QuCo-RAG: deciding when to retrieve by asking the pre-training corpus
Paper: QuCo-RAG: Quantifying Uncertainty from the Pre-training Corpus for Dynamic Retrieval-Augmented Generation — Dehai Min, Kailin Zhang, Tongtong Wu, Lu Cheng, 2025 Code: github.com/ZhishanQ/QuCo-RAG (MIT)
TL;DR
Decide when a RAG system should retrieve by reading the pre-training corpus, not the model: rare entities and never-seen entity co-occurrences predict hallucination risk better than the model’s own confidence signals. Reported +5–12 EM over prior SOTA across HotpotQA and 2WikiMultihopQA (up to +14 on transfer settings).
For readers who see the name and assume quantum computing: the “Qu-Co” stands for Quantifying Uncertainty from the pre-training Corpus. No qubits involved.
Problem
Dynamic / adaptive RAG wants to retrieve only when the model is about to hallucinate, to save the latency and context-budget cost of always-on retrieval. The catch is that the standard trigger signals — next-token probability, entropy, self-verification — are noisy, especially in long generations and on multi-hop questions. Under-triggering lets hallucinations through; over-triggering throws away the latency win. The root problem is that we’re asking the model to self-assess a capability the model doesn’t have good introspection into.
Approach
Ignore the model’s confidence; look at the pre-training corpus instead. The authors use Infini-gram over a 4-trillion-token index to query entity-level statistics in milliseconds, and gate retrieval in two stages:
- Pre-generation: parse entities from the question. If any entity’s corpus frequency is below a threshold, retrieve up front — the model probably hasn’t internalized it.
- During generation: as new entities are emitted, check their co-occurrence with question entities in the corpus. Zero or near-zero co-occurrence is a strong hallucination signal → retrieve mid-generation and continue.
The appeal is that both signals are grounded in something external and tractable: corpus statistics are a direct proxy for “did the model actually see this during training?” That’s a much cleaner question than “how confident is the model in this token?”
Results
Tested with OLMo, Llama, and Qwen backbones against SR-RAG, FL-RAG, FLARE, DRAGIN, and a no-retrieval baseline. Headline numbers (from the abstract):
- +5–12 EM points over prior SOTA on HotpotQA and 2WikiMultihopQA (multi-hop QA — the harder setting where adaptive retrieval should pay off most).

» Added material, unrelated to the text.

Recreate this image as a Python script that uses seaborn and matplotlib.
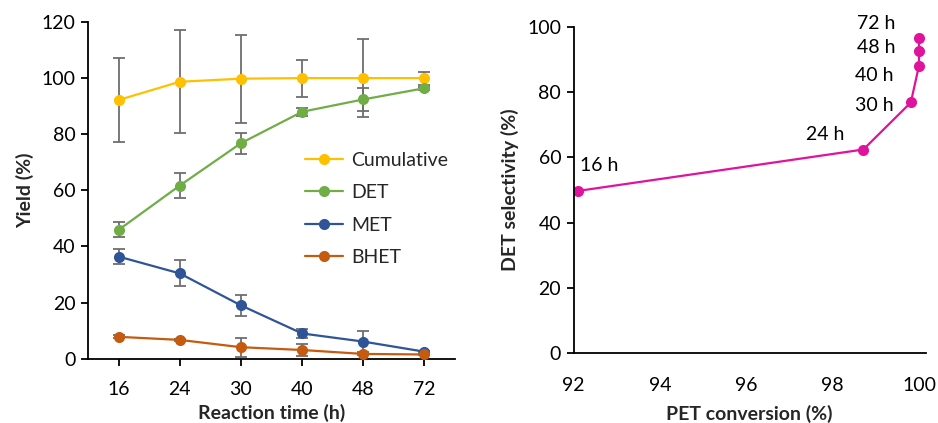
import matplotlib
matplotlib.use("Agg")
import matplotlib.pyplot as plt
import seaborn as sns
import pandas as pd
import numpy as np

# ---- data ----
times = ["16", "24", "30", "40", "48", "72"]
cumulative = [92.2, 98.7, 99.8, 100.0, 100.0, 100.0]
cumulative_err = [15.0, 18.4, 15.7, 6.6, 14.0, 2.3]
det = [45.9, 61.7, 76.8, 88.0, 92.4, 96.4]
det_err = [2.7, 4.4, 3.7, 1.5, 4.0, 0.5]
met = [36.4, 30.4, 19.0, 9.0, 6.1, 2.5]
met_err = [2.6, 4.6, 3.7, 1.5, 3.7, 0.3]
bhet = [7.8, 6.7, 4.1, 3.1, 1.7, 1.5]
bhet_err = [0.5, 0.5, 3.4, 2.3, 0.5, 0.3]

conversion = [92.09, 98.71, 99.81, 100.0, 100.0, 100.0]
selectivity = [49.7, 62.4, 76.8, 88.1, 92.5, 96.5]
point_labels = ["16 h", "24 h", "30 h", "40 h", "48 h", "72 h"]

series_names = ["Cumulative", "DET", "MET", "BHET"]
series_vals = [cumulative, det, met, bhet]
series_errs = [cumulative_err, det_err, met_err, bhet_err]
series_colors = ["#FFC000", "#70AD47", "#2F5597", "#C55A11"]
magenta = "#E0139C"

sns.set_theme(style="white")
plt.rcParams["font.family"] = ["Lato", "DejaVu Sans"]

FS = 14

fig = plt.figure(figsize=(9.38, 4.23), dpi=100)
ax1 = fig.add_axes([0.0938, 0.152, 0.3913, 0.796])
ax2 = fig.add_axes([0.6116, 0.1648, 0.3753, 0.772])

# ---- left chart ----
rows = []
for name, vals in zip(series_names, series_vals):
    for t, v in zip(times, vals):
        rows.append({"time": t, "value": v, "series": name})
df = pd.DataFrame(rows)

for name, vals, errs, col in zip(series_names, series_vals, series_errs, series_colors):
    ax1.errorbar(times, vals, yerr=errs, fmt="none", ecolor="#6E6E6E",
                 elinewidth=1.3, capsize=4, capthick=1.3, zorder=2)

sns.lineplot(data=df, x="time", y="value", hue="series", hue_order=series_names,
             palette=series_colors, marker="o", markersize=8, markeredgewidth=0,
             linewidth=1.6, ax=ax1, zorder=3, sort=False, estimator=None, errorbar=None)

ax1.set_xlim(-0.5, 5.5)
ax1.set_ylim(0, 120)
ax1.set_yticks(range(0, 121, 20))
ax1.set_xlabel("Reaction time (h)", fontsize=FS, fontweight="bold", labelpad=4)
ax1.set_ylabel("Yield (%)", fontsize=FS, fontweight="bold", labelpad=5)
ax1.tick_params(axis="both", labelsize=FS, colors="#000000", length=5, width=1.3,
                direction="out", bottom=True, left=True, pad=4)
ax1.tick_params(axis="x", pad=11)
for s in ["top", "right"]:
    ax1.spines[s].set_visible(False)
for s in ["left", "bottom"]:
    ax1.spines[s].set_color("#000000")
    ax1.spines[s].set_linewidth(1.3)

leg = ax1.legend(loc="upper left", bbox_to_anchor=(0.59, 0.615), frameon=False,
                 fontsize=FS, handlelength=2.0, handletextpad=0.4, labelspacing=0.8,
                 borderaxespad=0, borderpad=0)
for h in leg.get_lines():
    h.set_linewidth(1.6)
    h.set_markersize(8)

# ---- right chart ----
df2 = pd.DataFrame({"conversion": conversion, "selectivity": selectivity})
sns.lineplot(data=df2, x="conversion", y="selectivity", color=magenta, marker="o",
             markersize=8, markeredgewidth=0, linewidth=1.6, sort=False,
             estimator=None, errorbar=None, ax=ax2)

offsets = [(2, 25, "left"), (-19, 15, "right"), (-17, -3, "right"),
           (-26, -10, "right"), (-24, 4, "right"), (-24, 15, "right")]
for x, y, lab, (dx, dy, ha) in zip(conversion, selectivity, point_labels, offsets):
    ax2.annotate(lab, (x, y), xytext=(dx, dy), textcoords="offset pixels",
                 ha=ha, va="center", fontsize=FS, color="#000000")

ax2.set_xlim(92, 100.155)
ax2.set_ylim(0, 100)
ax2.set_xticks([92, 94, 96, 98, 100])
ax2.set_yticks(range(0, 101, 20))
ax2.set_xlabel("PET conversion (%)", fontsize=FS, fontweight="bold", labelpad=8)
ax2.set_ylabel("DET selectivity (%)", fontsize=FS, fontweight="bold", labelpad=6)
ax2.tick_params(axis="both", labelsize=FS, colors="#000000", width=1.3,
                direction="out", pad=4)
ax2.tick_params(axis="x", length=0, pad=17)
ax2.tick_params(axis="y", length=5, left=True)
for s in ["top", "right"]:
    ax2.spines[s].set_visible(False)
for s in ["left", "bottom"]:
    ax2.spines[s].set_color("#000000")
    ax2.spines[s].set_linewidth(1.3)

fig.savefig("out.png", dpi=100)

- Up to +14 points on transfer to models whose pre-training data is undisclosed, using a proxy corpus — the “does this break when we don’t know what the target model saw?” check.
Limitations & open questions
- Compositional uncertainty isn’t captured by entity co-occurrence alone. A question can be individually-high-frequency at the entity level but novel in its combination of facts; the 2-stage trigger would under-fire there.
- Proxy corpus for closed models. The transfer result is encouraging, but it’s an open question how closely a public 4T-token index tracks what a given proprietary model actually trained on. Drift here bounds generalization.
- Multilingual and code generation aren’t in the evaluation. Both are obvious next settings where the corpus-statistics prior should either transfer cleanly (multilingual Infini-gram indices exist) or break down (code tokens are tokenized and statistically modeled quite differently from natural language).
- Entity extractor sensitivity. Performance presumably depends on the quality of upstream NER. A worst-case failure mode is an extractor that misses rare entities entirely, collapsing the trigger back toward “never retrieve.”
Why it matters (to me)
The pattern — replacing model-introspection signals with external, measurable ones — generalizes beyond RAG gating. Any time you need a model to “know what it doesn’t know,” offloading that judgment to a cheap external oracle (a corpus index, a retrieval-augmented check, a structured memory lookup) is usually more robust than fine-tuning calibration into the model itself. QuCo-RAG is a nice concrete instance of that design principle, and Infini-gram’s millisecond query latency makes it actually practical in a generation loop.